**Written task**:
Starting at the line with "Clone this chart in D3.js." and stopping at the line with "const ltaTicks = [0, 20, 40, 60, 80];", repeat each line exactly. Include both and omit the rest.

------ Raw records ------

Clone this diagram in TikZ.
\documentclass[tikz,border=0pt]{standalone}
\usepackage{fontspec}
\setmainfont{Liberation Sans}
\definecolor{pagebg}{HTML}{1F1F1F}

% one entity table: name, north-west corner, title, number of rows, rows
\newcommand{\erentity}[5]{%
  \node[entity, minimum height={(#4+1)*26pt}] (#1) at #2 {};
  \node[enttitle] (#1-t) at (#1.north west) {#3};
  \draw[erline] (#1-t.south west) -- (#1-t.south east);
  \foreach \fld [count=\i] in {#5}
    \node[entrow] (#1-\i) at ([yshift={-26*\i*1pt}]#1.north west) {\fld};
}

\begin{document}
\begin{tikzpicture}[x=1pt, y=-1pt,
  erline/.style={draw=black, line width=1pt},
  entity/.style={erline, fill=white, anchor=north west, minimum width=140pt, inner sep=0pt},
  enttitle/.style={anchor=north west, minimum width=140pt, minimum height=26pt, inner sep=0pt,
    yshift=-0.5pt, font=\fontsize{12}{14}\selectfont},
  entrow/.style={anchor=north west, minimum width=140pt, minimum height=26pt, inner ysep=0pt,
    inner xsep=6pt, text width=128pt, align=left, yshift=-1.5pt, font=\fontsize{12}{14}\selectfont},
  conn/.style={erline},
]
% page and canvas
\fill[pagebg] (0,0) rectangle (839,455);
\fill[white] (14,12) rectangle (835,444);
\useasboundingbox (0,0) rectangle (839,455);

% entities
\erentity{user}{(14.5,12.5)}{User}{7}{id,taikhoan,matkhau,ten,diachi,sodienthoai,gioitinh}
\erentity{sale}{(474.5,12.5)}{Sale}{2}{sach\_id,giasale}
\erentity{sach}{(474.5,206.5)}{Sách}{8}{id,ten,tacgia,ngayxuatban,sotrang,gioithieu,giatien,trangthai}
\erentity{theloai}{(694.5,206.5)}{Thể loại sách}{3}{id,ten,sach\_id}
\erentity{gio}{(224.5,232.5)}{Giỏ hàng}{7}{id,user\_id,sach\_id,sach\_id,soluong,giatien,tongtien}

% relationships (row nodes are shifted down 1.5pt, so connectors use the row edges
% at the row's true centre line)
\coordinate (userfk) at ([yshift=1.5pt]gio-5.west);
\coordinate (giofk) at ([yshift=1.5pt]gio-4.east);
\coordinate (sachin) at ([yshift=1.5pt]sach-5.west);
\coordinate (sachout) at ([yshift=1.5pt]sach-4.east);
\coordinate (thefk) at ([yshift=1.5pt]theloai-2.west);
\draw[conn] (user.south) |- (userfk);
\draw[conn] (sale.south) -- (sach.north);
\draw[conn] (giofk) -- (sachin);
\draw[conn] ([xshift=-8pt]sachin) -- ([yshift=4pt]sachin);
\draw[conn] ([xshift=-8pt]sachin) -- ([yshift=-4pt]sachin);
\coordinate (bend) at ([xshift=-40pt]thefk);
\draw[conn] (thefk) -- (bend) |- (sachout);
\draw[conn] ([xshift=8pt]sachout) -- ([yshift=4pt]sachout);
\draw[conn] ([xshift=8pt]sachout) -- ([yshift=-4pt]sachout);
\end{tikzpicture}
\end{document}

------
------ Raw records ------

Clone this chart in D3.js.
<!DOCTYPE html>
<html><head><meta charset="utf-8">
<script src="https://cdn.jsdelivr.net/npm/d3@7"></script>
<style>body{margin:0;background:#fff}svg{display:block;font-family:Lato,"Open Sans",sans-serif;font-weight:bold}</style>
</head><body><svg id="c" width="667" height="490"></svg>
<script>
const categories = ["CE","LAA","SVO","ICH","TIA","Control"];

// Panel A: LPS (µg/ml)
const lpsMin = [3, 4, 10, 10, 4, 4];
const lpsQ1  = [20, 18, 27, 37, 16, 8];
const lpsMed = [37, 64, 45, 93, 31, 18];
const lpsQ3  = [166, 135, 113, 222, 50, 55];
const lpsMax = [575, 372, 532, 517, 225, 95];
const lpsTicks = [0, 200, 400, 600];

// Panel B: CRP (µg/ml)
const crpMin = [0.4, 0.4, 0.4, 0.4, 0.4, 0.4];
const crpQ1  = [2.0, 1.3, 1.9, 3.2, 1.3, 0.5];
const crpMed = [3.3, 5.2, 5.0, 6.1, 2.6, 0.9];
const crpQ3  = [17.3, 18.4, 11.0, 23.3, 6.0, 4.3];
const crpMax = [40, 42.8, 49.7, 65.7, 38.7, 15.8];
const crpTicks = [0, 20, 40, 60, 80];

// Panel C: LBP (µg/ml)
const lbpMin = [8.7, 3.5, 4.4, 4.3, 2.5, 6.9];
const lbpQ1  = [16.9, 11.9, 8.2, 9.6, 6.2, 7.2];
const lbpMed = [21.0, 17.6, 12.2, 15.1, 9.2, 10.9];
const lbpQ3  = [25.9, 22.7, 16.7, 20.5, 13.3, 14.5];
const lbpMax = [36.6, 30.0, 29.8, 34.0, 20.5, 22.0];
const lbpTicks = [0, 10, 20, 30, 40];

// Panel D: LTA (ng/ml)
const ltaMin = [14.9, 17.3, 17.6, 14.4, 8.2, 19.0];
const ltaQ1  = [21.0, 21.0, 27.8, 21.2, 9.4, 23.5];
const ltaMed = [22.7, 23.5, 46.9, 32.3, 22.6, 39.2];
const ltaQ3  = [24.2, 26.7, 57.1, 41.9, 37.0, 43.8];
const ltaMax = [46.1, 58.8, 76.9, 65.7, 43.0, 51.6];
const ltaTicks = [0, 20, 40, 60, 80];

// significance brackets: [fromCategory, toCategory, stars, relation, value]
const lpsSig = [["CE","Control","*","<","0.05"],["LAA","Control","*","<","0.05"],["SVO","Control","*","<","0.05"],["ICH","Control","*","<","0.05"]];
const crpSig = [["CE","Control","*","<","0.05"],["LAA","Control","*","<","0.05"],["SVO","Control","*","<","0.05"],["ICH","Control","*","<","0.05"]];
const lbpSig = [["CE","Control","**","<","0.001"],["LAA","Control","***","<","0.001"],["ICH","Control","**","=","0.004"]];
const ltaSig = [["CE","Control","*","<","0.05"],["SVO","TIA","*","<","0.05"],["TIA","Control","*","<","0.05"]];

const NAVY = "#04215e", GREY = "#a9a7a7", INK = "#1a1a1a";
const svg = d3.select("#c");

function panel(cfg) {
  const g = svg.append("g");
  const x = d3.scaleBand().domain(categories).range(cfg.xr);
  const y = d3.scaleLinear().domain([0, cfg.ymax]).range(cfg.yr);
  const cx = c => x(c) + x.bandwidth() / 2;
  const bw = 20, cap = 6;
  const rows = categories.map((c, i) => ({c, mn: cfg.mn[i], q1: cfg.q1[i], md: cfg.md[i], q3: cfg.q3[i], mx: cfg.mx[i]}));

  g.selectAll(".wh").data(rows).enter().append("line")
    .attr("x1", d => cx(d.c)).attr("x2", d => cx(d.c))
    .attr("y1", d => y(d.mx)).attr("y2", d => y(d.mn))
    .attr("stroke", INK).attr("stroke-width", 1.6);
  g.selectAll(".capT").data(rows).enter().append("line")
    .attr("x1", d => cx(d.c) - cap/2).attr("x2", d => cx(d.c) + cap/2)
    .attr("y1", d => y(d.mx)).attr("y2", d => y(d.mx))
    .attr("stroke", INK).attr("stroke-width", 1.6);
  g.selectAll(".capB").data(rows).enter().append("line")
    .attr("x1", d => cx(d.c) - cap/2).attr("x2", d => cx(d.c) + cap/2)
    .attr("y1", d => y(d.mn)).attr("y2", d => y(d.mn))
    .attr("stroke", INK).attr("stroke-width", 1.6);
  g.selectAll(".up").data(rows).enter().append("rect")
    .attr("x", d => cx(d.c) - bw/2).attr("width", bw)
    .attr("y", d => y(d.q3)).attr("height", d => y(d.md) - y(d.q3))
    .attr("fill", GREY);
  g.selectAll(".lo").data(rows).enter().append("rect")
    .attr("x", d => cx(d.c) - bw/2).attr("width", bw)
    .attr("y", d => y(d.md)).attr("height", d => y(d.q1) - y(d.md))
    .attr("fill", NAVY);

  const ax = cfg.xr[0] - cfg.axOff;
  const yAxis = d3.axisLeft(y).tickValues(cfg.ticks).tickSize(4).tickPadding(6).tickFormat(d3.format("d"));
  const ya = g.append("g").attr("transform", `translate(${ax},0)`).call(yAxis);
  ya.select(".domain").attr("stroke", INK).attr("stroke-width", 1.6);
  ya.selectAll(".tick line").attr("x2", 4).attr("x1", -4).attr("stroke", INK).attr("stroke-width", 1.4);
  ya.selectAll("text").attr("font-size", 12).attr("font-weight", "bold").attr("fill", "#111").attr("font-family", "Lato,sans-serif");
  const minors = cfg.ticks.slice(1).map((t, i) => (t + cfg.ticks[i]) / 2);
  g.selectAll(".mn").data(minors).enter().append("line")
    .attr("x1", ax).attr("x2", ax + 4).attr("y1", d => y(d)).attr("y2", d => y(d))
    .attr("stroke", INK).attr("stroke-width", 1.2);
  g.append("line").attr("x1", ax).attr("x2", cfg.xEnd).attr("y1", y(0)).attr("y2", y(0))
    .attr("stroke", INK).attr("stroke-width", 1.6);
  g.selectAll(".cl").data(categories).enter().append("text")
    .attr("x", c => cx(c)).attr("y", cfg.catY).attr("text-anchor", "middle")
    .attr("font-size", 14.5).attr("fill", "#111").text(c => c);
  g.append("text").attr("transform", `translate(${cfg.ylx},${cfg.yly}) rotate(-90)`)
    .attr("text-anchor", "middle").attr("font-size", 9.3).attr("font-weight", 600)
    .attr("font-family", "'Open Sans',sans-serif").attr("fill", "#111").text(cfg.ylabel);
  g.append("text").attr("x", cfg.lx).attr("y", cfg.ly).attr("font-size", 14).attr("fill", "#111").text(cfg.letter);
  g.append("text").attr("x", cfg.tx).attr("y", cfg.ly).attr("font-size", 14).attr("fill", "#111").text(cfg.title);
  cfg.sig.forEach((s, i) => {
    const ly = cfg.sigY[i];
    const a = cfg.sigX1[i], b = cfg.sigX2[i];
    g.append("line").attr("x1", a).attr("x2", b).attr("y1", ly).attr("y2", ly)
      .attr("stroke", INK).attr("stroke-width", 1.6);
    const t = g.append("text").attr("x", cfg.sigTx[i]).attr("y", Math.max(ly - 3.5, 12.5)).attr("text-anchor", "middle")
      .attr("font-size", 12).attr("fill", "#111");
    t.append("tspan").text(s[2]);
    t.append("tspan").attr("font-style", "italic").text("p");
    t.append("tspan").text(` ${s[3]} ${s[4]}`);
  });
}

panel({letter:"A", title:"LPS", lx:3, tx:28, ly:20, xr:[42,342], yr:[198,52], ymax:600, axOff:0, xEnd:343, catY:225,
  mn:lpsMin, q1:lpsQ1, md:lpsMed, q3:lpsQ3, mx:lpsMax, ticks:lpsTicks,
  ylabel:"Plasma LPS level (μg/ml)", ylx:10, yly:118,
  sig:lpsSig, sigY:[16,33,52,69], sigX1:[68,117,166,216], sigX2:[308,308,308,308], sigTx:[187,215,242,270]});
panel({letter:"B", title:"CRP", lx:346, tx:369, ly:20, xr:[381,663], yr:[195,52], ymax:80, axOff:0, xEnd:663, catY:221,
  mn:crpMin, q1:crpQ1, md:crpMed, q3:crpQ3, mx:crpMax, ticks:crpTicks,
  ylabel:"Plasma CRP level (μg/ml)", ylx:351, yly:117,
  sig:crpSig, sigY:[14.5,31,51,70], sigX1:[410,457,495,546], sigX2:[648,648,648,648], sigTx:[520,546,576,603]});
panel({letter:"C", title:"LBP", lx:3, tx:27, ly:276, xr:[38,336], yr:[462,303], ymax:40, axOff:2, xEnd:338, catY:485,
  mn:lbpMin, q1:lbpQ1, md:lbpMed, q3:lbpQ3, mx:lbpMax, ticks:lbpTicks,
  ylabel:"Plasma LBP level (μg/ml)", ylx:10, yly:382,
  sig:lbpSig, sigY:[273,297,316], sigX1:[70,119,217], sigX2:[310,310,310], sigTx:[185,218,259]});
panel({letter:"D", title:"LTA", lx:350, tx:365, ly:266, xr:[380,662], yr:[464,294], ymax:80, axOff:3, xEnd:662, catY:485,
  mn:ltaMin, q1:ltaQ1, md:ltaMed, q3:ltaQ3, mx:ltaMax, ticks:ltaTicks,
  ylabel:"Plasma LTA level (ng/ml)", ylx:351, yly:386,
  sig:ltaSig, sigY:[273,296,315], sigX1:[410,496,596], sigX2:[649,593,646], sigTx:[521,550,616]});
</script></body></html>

------

**Result of this exercise**:
Clone this chart in D3.js.
<!DOCTYPE html>
<html><head><meta charset="utf-8">
<script src="https://cdn.jsdelivr.net/npm/d3@7"></script>
<style>body{margin:0;background:#fff}svg{display:block;font-family:Lato,"Open Sans",sans-serif;font-weight:bold}</style>
</head><body><svg id="c" width="667" height="490"></svg>
<script>
const categories = ["CE","LAA","SVO","ICH","TIA","Control"];

// Panel A: LPS (µg/ml)
const lpsMin = [3, 4, 10, 10, 4, 4];
const lpsQ1  = [20, 18, 27, 37, 16, 8];
const lpsMed = [37, 64, 45, 93, 31, 18];
const lpsQ3  = [166, 135, 113, 222, 50, 55];
const lpsMax = [575, 372, 532, 517, 225, 95];
const lpsTicks = [0, 200, 400, 600];

// Panel B: CRP (µg/ml)
const crpMin = [0.4, 0.4, 0.4, 0.4, 0.4, 0.4];
const crpQ1  = [2.0, 1.3, 1.9, 3.2, 1.3, 0.5];
const crpMed = [3.3, 5.2, 5.0, 6.1, 2.6, 0.9];
const crpQ3  = [17.3, 18.4, 11.0, 23.3, 6.0, 4.3];
const crpMax = [40, 42.8, 49.7, 65.7, 38.7, 15.8];
const crpTicks = [0, 20, 40, 60, 80];

// Panel C: LBP (µg/ml)
const lbpMin = [8.7, 3.5, 4.4, 4.3, 2.5, 6.9];
const lbpQ1  = [16.9, 11.9, 8.2, 9.6, 6.2, 7.2];
const lbpMed = [21.0, 17.6, 12.2, 15.1, 9.2, 10.9];
const lbpQ3  = [25.9, 22.7, 16.7, 20.5, 13.3, 14.5];
const lbpMax = [36.6, 30.0, 29.8, 34.0, 20.5, 22.0];
const lbpTicks = [0, 10, 20, 30, 40];

// Panel D: LTA (ng/ml)
const ltaMin = [14.9, 17.3, 17.6, 14.4, 8.2, 19.0];
const ltaQ1  = [21.0, 21.0, 27.8, 21.2, 9.4, 23.5];
const ltaMed = [22.7, 23.5, 46.9, 32.3, 22.6, 39.2];
const ltaQ3  = [24.2, 26.7, 57.1, 41.9, 37.0, 43.8];
const ltaMax = [46.1, 58.8, 76.9, 65.7, 43.0, 51.6];
const ltaTicks = [0, 20, 40, 60, 80];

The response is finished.